5. γH2AX, pChk1, and Wip1 as potential markers of persistent DNA damage derived from dibenzo[a,l]pyrene and PAH-containing extracts from contaminated soils.

Author

Niziolek-Kierecka M, Dreij K, Lundstedt S, and Stenius U

Subjects

Benzo(a)pyrene chemistry, Biomarkers metabolism, Checkpoint Kinase 1, Hep G2 Cells, Humans, MicroRNAs metabolism, Phosphorylation, Polycyclic Aromatic Hydrocarbons chemistry, Protein Kinases chemistry, Protein Kinases genetics, Protein Phosphatase 2C, RNA Interference, RNA, Small Interfering, Soil Pollutants chemistry, Benzo(a)pyrene toxicity, DNA Damage drug effects, Histones metabolism, Phosphoprotein Phosphatases metabolism, Polycyclic Aromatic Hydrocarbons toxicity, Protein Kinases metabolism, Soil Pollutants toxicity

Abstract

Polycyclic aromatic hydrocarbons (PAHs) are formed during incomplete combustion of organic material and are ubiquitous environmental contaminants.

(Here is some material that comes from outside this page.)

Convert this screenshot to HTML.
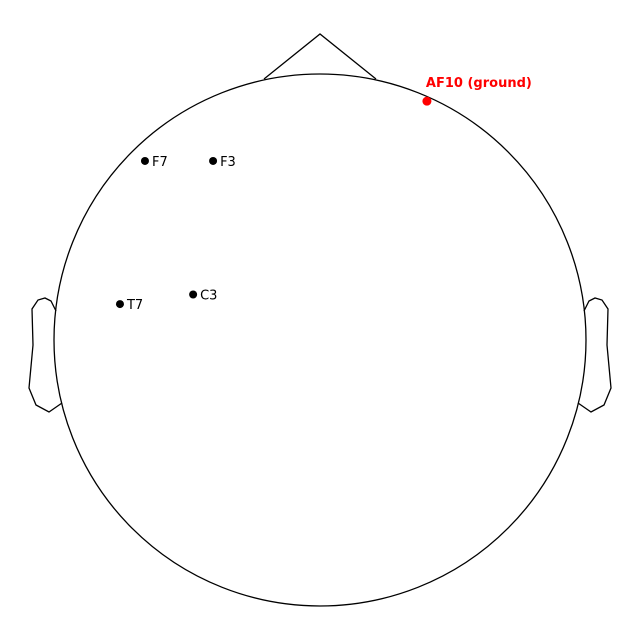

High levels of PAHs are commonly found in soils at industrial sites, thereby constituting a risk for humans and the environment. However, this risk is often difficult to estimate due to the complexity of the contamination. In the present study, we investigated the cellular DNA damage response induced by extracts of PAH-contaminated soils collected at various industrial sites in Sweden. The results show that interactions of PAHs in the soil extracts caused activation of DNA damage signaling consistent with persistent DNA damage. Signaling in HepG2 cells exposed to soil PAH extracts corresponding to 1 μM benzo[a]pyrene was similar to that of 0.1 μM dibenzo[a,l]pyrene, a highly carcinogenic PAH known to produce persistent DNA damage. The response involved prolonged activation of DNA damage marker (H2AX), check point kinase (Chk1), and phosphatases (Wip1). Furthermore, blocking DNA damage signaling using specific inhibitors and siRNA showed the important role of signaling through Chk1 for the level of DNA damage. We conclude that the combination of prolonged Chk1 phosphorylation and induced expression of Wip1 might serve as potential markers for persistent DNA damage induced by complex mixtures of environmental PAHs. Discrepancies between mRNA and protein levels of Wip1 in response to soil extracts, in parallel with increased microRNA (miR)-16 levels, suggest a role of miR-16 in the regulation of DNA damage signaling in response to PAHs. Taken together, our data indicate that PAH extracts induce irreparable DNA damage and that this is consistent with the prolonged activation of DNA damage signaling.

Published

2012